In diesen Personengruppen gibt es zudem überdurchschnittlich viele Nichtschwimmer. Unter allen Befragten stuften sich fünf Prozent als solche ein. Hingegen waren es unter Menschen mit einem Hauptschulabschluss 14 Prozent und bei den Personen über 60 Jahre acht Prozent. Menschen mit Migrationshintergrund können doppelt so oft nicht schwimmen (9%) wie Menschen ohne diesen (4%).

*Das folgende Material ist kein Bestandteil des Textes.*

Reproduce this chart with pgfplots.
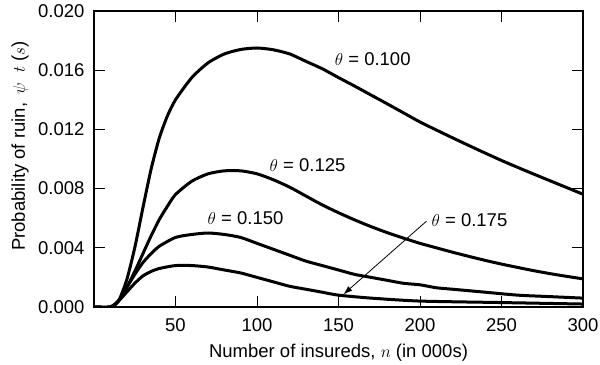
\documentclass[border=0pt]{standalone}
\usepackage{pgfplots}
\pgfplotsset{compat=1.18}
\usepackage{pgfplotstable}
\usepackage{fontspec}
\setmainfont{Liberation Sans}
\usetikzlibrary{arrows.meta}

\pgfplotstableread{
n p
0 0
10 0
15 0.0004
20 0.0018
25 0.0040
30 0.0067
35 0.0093
40 0.0114
45 0.0129
50 0.0140
60 0.0155
70 0.0165
80 0.0171
90 0.0174
100 0.0175
110 0.01738
120 0.0171
130 0.0166
140 0.0161
150 0.0155
160 0.01492
170 0.01432
180 0.01372
190 0.01311
200 0.0125
210 0.01196
220 0.01143
230 0.01091
240 0.0104
250 0.0099
260 0.00943
270 0.00897
280 0.00852
290 0.00807
300 0.00762
}\thetaA

\pgfplotstableread{
n p
0 0
10 0
15 0.0004
20 0.0013
25 0.0024
30 0.0036
35 0.0048
40 0.0059
45 0.0068
50 0.0076
60 0.0085
70 0.0090
80 0.0092
90 0.0092
100 0.0090
110 0.0086
120 0.0081
130 0.0075
140 0.0069
150 0.00637
160 0.00588
170 0.00543
180 0.00502
190 0.00465
200 0.0043
210 0.0040
220 0.0037
230 0.00342
240 0.00315
250 0.0029
260 0.00267
270 0.00245
280 0.00225
290 0.00207
300 0.0019
}\thetaB

\pgfplotstableread{
n p
0 0
10 0
15 0.0004
20 0.0013
25 0.0022
30 0.0030
35 0.0036
40 0.0041
50 0.0047
60 0.0049
70 0.0050
80 0.0049
90 0.0047
100 0.0043
110 0.0039
120 0.0035
130 0.0031
140 0.0028
150 0.0025
160 0.0022
170 0.0020
180 0.0018
190 0.0016
200 0.0015
210 0.0013
220 0.0012
240 0.0010
260 0.0008
280 0.0007
300 0.0006
}\thetaC

\pgfplotstableread{
n p
0 0
10 0
15 0.0004
20 0.0010
25 0.0016
30 0.0021
35 0.0024
40 0.0026
50 0.0028
60 0.0028
70 0.0027
80 0.0025
90 0.0023
100 0.0020
110 0.0017
120 0.0014
130 0.0012
140 0.0010
150 0.0008
170 0.0006
200 0.0004
250 0.0003
300 0.0002
}\thetaD

\begin{document}
\begin{tikzpicture}
\begin{axis}[
  name=ax,
  scale only axis,
  width=489bp, height=296bp,
  xmin=0, xmax=300, ymin=0, ymax=0.020,
  xtick={50,100,150,200,250,300},
  ytick={0,0.004,0.008,0.012,0.016,0.020},
  scaled y ticks=false,
  yticklabel style={/pgf/number format/fixed, /pgf/number format/fixed zerofill, /pgf/number format/precision=3},
  /pgf/number format/assume math mode=true,
  font=\fontsize{18.5bp}{22bp}\selectfont,
  tick align=inside,
  major tick length=11bp,
  axis line style={line width=2.2bp},
  tick style={line width=0.7bp, black},
  x tick label style={anchor=base, yshift=-24bp},
  y tick label style={anchor=east, xshift=-6bp},
  xlabel={Number of insureds, $n$ (in 000s)},
  ylabel={Probability of ruin, \,$\psi$\; $t$ ($s$)},
  xlabel style={at={(rel axis cs:0.5,0)}, anchor=base, yshift=-50bp},
  ylabel style={at={(rel axis cs:-0.1513,0.544)}, anchor=center},
  clip=true,
]
\addplot[black, line width=3bp, smooth, tension=0.4] table[x=n,y=p] {\thetaA};
\addplot[black, line width=3bp, smooth, tension=0.4] table[x=n,y=p] {\thetaB};
\addplot[black, line width=3bp, smooth, tension=0.4] table[x=n,y=p] {\thetaC};
\addplot[black, line width=3bp, smooth, tension=0.4] table[x=n,y=p] {\thetaD};

\node at (axis cs:171,0.01676) {$\theta$ = 0.100};
\node at (axis cs:131,0.0096) {$\theta$ = 0.125};
\node at (axis cs:93,0.0060) {$\theta$ = 0.150};
\node[anchor=west, inner sep=0pt] at (axis cs:207,0.00588) {$\theta$ = 0.175};
\draw[-{Latex[length=9bp,width=6bp]}, line width=0.8bp] (axis cs:204,0.0058) -- (axis cs:153,0.00085);
\end{axis}
\pgfresetboundingbox
\path ([shift={(-94bp,-58bp)}]ax.south west) rectangle ([shift={(17bp,11bp)}]ax.north east);
\end{tikzpicture}
\end{document}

Schwimmer von frühsten Kindesbeinen an

44 Prozent der Befragten sagten, sie hätten vor dem sechsten Lebensjahr schwimmen gelernt – eine deutliche Steigerung gegenüber einer Befragung aus dem Jahr 2010. Damals waren es nur 30 Prozent. Es ist aus Sicht der DLRG zu begrüßen, dass Kinder früher damit beginnen, schwimmen zu lernen. Wirklich sicher im Wasser waren diese Befragten sehr wahrscheinlich aber noch nicht.

Knapp die Hälfte der Befragten erlernte das Schwimmen (47%) zwischen sechs und elf Jahren; als Jugendliche zwischen zwölf und 17 Jahren sind es immerhin noch acht Prozent. Menschen über 60 Jahre gaben deutlich häufiger an (58%), im Grundschulalter zu Schwimmern geworden zu sein. Das gilt auch für Menschen mit Migrationshintergrund (56%) und Personen mit einem Hauptschulabschluss (57%). Letztere lernten das Schwimmen öfter in der Schule (38% gegenüber zum Beispiel 25% bei Abiturienten).

Anzeichen für weiter rückläufige Bäderversorgung

Immerhin 87 Prozent der Befragten haben ein Schwimmbad in der näheren Umgebung, das gut zu erreichen sei. Im Jahr 2017 waren es 92 Prozent. Bei Menschen aus Orten unter 5.000 Einwohnern ist der Wert von 90 auf 78 Prozent gesunken. „Diese Ergebnisse deuten darauf hin, dass der Trend bei der Bäderversorgung weiter in die falsche Richtung läuft“, sagt DLRG Chefin Ute Vogt und fordert, dass Bund, Länder und Kommunen an einem Runden Tisch zusammenkommen. Dieser sollte eine bundesweite Bedarfsanalyse auf den Weg bringen. Die daraus gewonnenen Erkenntnisse sollen dann genutzt werden, um die Mängel in der Bäderinfrastruktur systematisch zu beheben.

Im Auftrag der Deutschen Lebens-Rettungs-Gesellschaft e.V. hat die forsa Gesellschaft für Sozialforschung und statistische Analysen mbH 2022 erneut eine repräsentative Befragung zur Schwimmfähigkeit der Bevölkerung durchgeführt. Im Rahmen der Untersuchung wurden insgesamt 2.000 nach einem systematischen Zufallsverfahren ausgewählte Personen ab 14 Jahren in der Bundesrepublik Deutschland befragt. Die Teilgruppe der Eltern bzw. Betreuungspersonen von Kindern zwischen 6 und 10 Jahren wurde auf insgesamt 500 Fälle aufgestockt. Die Erhebung wurde im August 2022 mithilfe computergestützter Telefoninterviews durchgeführt.